GOAL OF THE EXERCISE> Copy the listing below in full and skip every picture.

EXTRACTED RECORDS>
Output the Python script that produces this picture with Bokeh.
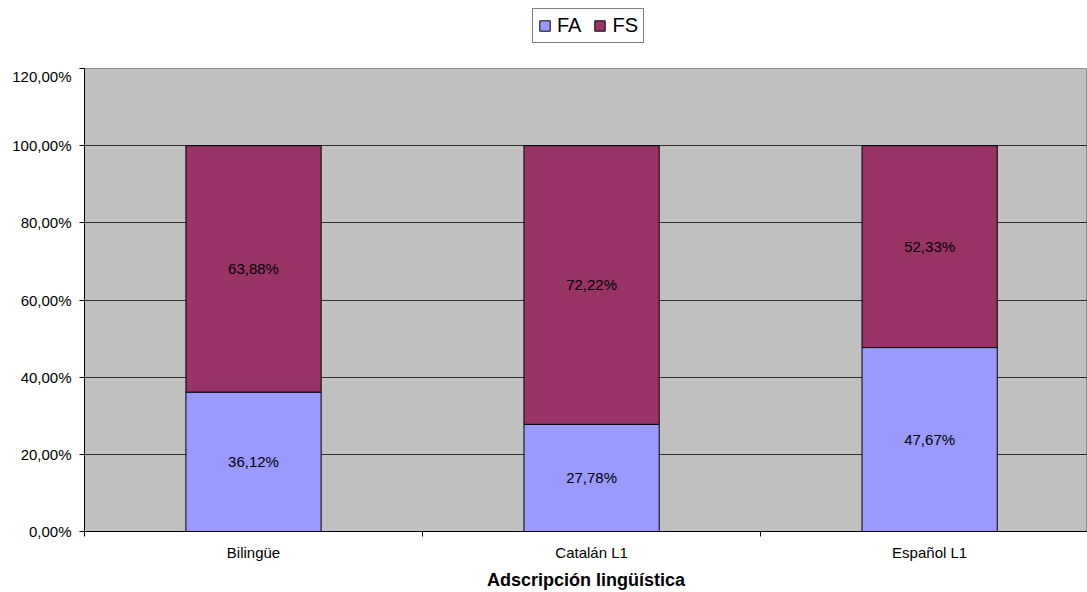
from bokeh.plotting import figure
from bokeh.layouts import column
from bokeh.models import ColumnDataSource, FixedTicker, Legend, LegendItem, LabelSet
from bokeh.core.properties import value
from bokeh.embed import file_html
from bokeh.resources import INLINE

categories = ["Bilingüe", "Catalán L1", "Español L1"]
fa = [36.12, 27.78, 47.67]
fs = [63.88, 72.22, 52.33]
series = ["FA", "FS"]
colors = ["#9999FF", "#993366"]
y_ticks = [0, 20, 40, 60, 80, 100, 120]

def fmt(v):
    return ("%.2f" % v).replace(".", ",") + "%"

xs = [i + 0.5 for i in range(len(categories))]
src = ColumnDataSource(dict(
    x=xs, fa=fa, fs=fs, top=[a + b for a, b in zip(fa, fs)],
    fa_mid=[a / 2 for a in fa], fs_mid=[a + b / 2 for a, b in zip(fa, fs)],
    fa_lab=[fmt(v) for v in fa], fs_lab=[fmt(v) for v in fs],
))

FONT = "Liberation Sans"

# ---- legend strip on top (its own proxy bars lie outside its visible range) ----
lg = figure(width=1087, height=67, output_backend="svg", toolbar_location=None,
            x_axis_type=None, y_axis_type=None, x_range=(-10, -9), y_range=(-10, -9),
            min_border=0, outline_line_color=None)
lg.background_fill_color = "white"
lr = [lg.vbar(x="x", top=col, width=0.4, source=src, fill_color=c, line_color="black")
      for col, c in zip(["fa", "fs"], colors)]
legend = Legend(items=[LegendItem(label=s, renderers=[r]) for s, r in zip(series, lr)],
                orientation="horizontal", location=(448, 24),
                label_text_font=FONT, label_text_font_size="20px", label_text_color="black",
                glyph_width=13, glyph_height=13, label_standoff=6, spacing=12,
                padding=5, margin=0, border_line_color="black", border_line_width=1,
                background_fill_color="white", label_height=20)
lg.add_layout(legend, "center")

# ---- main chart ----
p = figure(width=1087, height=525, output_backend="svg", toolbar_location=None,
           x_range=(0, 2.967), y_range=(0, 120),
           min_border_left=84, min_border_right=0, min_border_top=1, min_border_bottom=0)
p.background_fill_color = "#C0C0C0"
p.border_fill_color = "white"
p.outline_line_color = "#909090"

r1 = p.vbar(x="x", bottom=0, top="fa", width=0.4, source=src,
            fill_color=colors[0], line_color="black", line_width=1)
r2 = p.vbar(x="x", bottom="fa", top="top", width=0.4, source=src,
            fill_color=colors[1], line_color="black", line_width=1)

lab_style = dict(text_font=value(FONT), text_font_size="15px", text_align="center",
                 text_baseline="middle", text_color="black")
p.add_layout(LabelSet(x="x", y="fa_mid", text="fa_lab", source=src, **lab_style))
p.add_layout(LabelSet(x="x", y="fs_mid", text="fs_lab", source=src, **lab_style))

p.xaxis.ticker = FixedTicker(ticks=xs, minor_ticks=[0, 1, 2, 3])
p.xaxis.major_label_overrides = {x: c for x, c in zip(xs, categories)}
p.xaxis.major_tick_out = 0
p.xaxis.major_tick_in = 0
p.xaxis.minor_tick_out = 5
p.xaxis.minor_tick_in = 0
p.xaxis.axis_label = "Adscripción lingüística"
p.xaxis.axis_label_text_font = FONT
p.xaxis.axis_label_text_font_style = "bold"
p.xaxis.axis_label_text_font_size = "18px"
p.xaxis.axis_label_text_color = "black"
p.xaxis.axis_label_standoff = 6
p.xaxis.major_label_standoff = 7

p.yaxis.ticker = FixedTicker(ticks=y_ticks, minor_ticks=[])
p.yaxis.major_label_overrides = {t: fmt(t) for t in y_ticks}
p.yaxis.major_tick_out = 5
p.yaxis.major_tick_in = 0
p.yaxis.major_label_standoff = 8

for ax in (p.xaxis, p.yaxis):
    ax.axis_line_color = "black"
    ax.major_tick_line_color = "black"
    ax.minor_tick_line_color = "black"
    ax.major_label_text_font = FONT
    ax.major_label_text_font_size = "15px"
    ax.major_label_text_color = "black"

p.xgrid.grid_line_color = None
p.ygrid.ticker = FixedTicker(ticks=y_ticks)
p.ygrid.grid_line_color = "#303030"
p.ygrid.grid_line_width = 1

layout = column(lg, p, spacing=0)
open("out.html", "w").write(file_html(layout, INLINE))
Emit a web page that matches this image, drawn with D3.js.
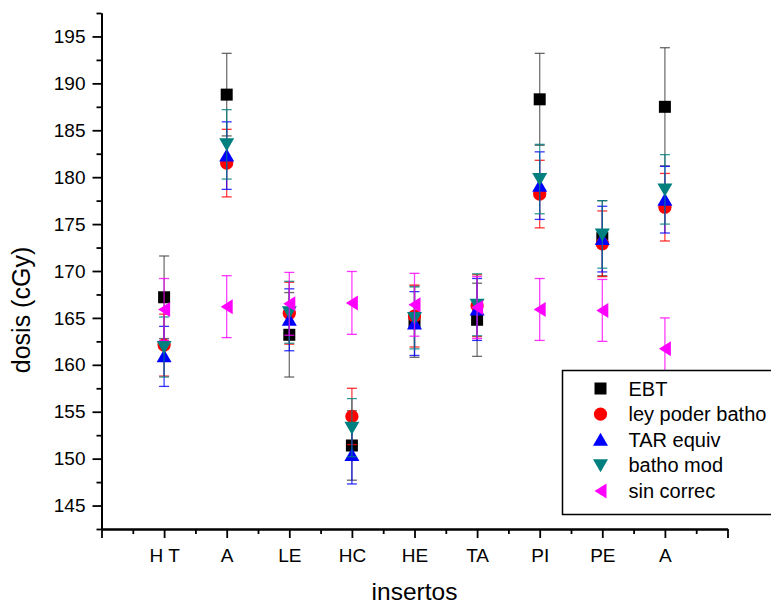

WRITTEN RESPONSE>
Output the Python script that produces this picture with Bokeh.
from bokeh.plotting import figure
from bokeh.layouts import column
from bokeh.models import ColumnDataSource, FixedTicker, Legend, LegendItem, LabelSet
from bokeh.core.properties import value
from bokeh.embed import file_html
from bokeh.resources import INLINE

categories = ["Bilingüe", "Catalán L1", "Español L1"]
fa = [36.12, 27.78, 47.67]
fs = [63.88, 72.22, 52.33]
series = ["FA", "FS"]
colors = ["#9999FF", "#993366"]
y_ticks = [0, 20, 40, 60, 80, 100, 120]

def fmt(v):
    return ("%.2f" % v).replace(".", ",") + "%"

xs = [i + 0.5 for i in range(len(categories))]
src = ColumnDataSource(dict(
    x=xs, fa=fa, fs=fs, top=[a + b for a, b in zip(fa, fs)],
    fa_mid=[a / 2 for a in fa], fs_mid=[a + b / 2 for a, b in zip(fa, fs)],
    fa_lab=[fmt(v) for v in fa], fs_lab=[fmt(v) for v in fs],
))

FONT = "Liberation Sans"

# ---- legend strip on top (its own proxy bars lie outside its visible range) ----
lg = figure(width=1087, height=67, output_backend="svg", toolbar_location=None,
            x_axis_type=None, y_axis_type=None, x_range=(-10, -9), y_range=(-10, -9),
            min_border=0, outline_line_color=None)
lg.background_fill_color = "white"
lr = [lg.vbar(x="x", top=col, width=0.4, source=src, fill_color=c, line_color="black")
      for col, c in zip(["fa", "fs"], colors)]
legend = Legend(items=[LegendItem(label=s, renderers=[r]) for s, r in zip(series, lr)],
                orientation="horizontal", location=(448, 24),
                label_text_font=FONT, label_text_font_size="20px", label_text_color="black",
                glyph_width=13, glyph_height=13, label_standoff=6, spacing=12,
                padding=5, margin=0, border_line_color="black", border_line_width=1,
                background_fill_color="white", label_height=20)
lg.add_layout(legend, "center")

# ---- main chart ----
p = figure(width=1087, height=525, output_backend="svg", toolbar_location=None,
           x_range=(0, 2.967), y_range=(0, 120),
           min_border_left=84, min_border_right=0, min_border_top=1, min_border_bottom=0)
p.background_fill_color = "#C0C0C0"
p.border_fill_color = "white"
p.outline_line_color = "#909090"

r1 = p.vbar(x="x", bottom=0, top="fa", width=0.4, source=src,
            fill_color=colors[0], line_color="black", line_width=1)
r2 = p.vbar(x="x", bottom="fa", top="top", width=0.4, source=src,
            fill_color=colors[1], line_color="black", line_width=1)

lab_style = dict(text_font=value(FONT), text_font_size="15px", text_align="center",
                 text_baseline="middle", text_color="black")
p.add_layout(LabelSet(x="x", y="fa_mid", text="fa_lab", source=src, **lab_style))
p.add_layout(LabelSet(x="x", y="fs_mid", text="fs_lab", source=src, **lab_style))

p.xaxis.ticker = FixedTicker(ticks=xs, minor_ticks=[0, 1, 2, 3])
p.xaxis.major_label_overrides = {x: c for x, c in zip(xs, categories)}
p.xaxis.major_tick_out = 0
p.xaxis.major_tick_in = 0
p.xaxis.minor_tick_out = 5
p.xaxis.minor_tick_in = 0
p.xaxis.axis_label = "Adscripción lingüística"
p.xaxis.axis_label_text_font = FONT
p.xaxis.axis_label_text_font_style = "bold"
p.xaxis.axis_label_text_font_size = "18px"
p.xaxis.axis_label_text_color = "black"
p.xaxis.axis_label_standoff = 6
p.xaxis.major_label_standoff = 7

p.yaxis.ticker = FixedTicker(ticks=y_ticks, minor_ticks=[])
p.yaxis.major_label_overrides = {t: fmt(t) for t in y_ticks}
p.yaxis.major_tick_out = 5
p.yaxis.major_tick_in = 0
p.yaxis.major_label_standoff = 8

for ax in (p.xaxis, p.yaxis):
    ax.axis_line_color = "black"
    ax.major_tick_line_color = "black"
    ax.minor_tick_line_color = "black"
    ax.major_label_text_font = FONT
    ax.major_label_text_font_size = "15px"
    ax.major_label_text_color = "black"

p.xgrid.grid_line_color = None
p.ygrid.ticker = FixedTicker(ticks=y_ticks)
p.ygrid.grid_line_color = "#303030"
p.ygrid.grid_line_width = 1

layout = column(lg, p, spacing=0)
open("out.html", "w").write(file_html(layout, INLINE))
Emit a web page that matches this image, drawn with D3.js.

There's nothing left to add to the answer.